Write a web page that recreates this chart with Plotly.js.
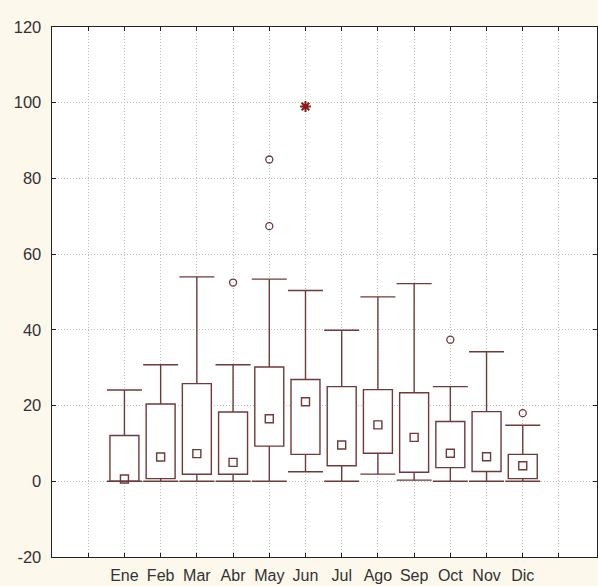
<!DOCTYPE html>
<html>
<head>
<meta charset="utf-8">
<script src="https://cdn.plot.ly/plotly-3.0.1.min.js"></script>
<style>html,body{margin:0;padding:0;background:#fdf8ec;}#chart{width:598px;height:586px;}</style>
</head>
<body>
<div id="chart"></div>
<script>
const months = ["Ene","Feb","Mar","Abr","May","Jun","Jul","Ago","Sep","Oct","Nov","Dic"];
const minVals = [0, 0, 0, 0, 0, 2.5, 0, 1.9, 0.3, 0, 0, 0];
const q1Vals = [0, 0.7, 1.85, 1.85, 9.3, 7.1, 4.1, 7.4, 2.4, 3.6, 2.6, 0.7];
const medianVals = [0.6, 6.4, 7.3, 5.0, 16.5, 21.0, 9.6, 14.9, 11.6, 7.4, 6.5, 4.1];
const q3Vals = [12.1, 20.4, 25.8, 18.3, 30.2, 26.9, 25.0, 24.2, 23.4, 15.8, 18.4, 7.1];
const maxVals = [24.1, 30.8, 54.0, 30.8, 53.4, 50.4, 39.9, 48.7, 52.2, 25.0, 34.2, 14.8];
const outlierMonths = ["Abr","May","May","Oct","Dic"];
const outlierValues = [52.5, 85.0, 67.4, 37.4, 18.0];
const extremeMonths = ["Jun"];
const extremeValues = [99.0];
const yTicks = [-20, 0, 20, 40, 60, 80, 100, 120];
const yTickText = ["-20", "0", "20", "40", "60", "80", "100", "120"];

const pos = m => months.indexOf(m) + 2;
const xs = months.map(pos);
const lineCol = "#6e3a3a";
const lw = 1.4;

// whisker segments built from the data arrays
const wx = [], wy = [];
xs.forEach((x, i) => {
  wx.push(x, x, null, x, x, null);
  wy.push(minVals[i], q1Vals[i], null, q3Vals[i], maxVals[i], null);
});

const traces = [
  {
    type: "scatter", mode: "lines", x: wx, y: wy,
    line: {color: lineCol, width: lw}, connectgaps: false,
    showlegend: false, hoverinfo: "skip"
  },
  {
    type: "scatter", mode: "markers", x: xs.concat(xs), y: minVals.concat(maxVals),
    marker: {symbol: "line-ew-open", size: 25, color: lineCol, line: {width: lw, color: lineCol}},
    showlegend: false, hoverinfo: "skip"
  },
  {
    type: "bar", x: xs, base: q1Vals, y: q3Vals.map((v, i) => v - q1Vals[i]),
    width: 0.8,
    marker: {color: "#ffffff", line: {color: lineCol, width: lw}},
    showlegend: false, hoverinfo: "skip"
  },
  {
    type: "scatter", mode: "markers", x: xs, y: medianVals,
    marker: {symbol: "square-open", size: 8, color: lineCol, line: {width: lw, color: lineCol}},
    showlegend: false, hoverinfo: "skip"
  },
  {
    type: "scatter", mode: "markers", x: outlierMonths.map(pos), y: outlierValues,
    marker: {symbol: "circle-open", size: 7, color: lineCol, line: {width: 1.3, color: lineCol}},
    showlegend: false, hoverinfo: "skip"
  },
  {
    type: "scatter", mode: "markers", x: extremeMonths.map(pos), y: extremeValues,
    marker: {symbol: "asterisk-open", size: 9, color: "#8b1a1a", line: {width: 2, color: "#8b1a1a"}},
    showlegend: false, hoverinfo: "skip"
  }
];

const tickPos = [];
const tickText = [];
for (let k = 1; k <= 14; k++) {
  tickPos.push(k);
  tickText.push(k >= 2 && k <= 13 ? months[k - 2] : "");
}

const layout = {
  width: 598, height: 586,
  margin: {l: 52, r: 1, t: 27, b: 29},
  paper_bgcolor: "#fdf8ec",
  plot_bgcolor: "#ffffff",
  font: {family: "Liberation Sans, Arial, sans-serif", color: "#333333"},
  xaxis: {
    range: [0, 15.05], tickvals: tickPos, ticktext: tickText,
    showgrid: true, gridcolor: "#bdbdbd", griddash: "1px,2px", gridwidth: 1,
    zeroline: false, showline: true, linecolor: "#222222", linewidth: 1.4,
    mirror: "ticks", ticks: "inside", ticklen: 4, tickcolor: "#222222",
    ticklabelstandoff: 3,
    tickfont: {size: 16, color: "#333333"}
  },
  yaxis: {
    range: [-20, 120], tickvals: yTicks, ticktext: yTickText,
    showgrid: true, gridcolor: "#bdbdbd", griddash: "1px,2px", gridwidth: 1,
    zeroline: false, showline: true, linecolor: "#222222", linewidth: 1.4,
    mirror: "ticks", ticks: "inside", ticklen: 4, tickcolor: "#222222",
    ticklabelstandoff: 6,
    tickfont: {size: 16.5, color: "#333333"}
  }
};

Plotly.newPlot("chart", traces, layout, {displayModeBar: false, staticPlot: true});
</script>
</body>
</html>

* **Short task**
How many of the lines above hold "chart"? Answer with only the number.

* **Expected answer**
4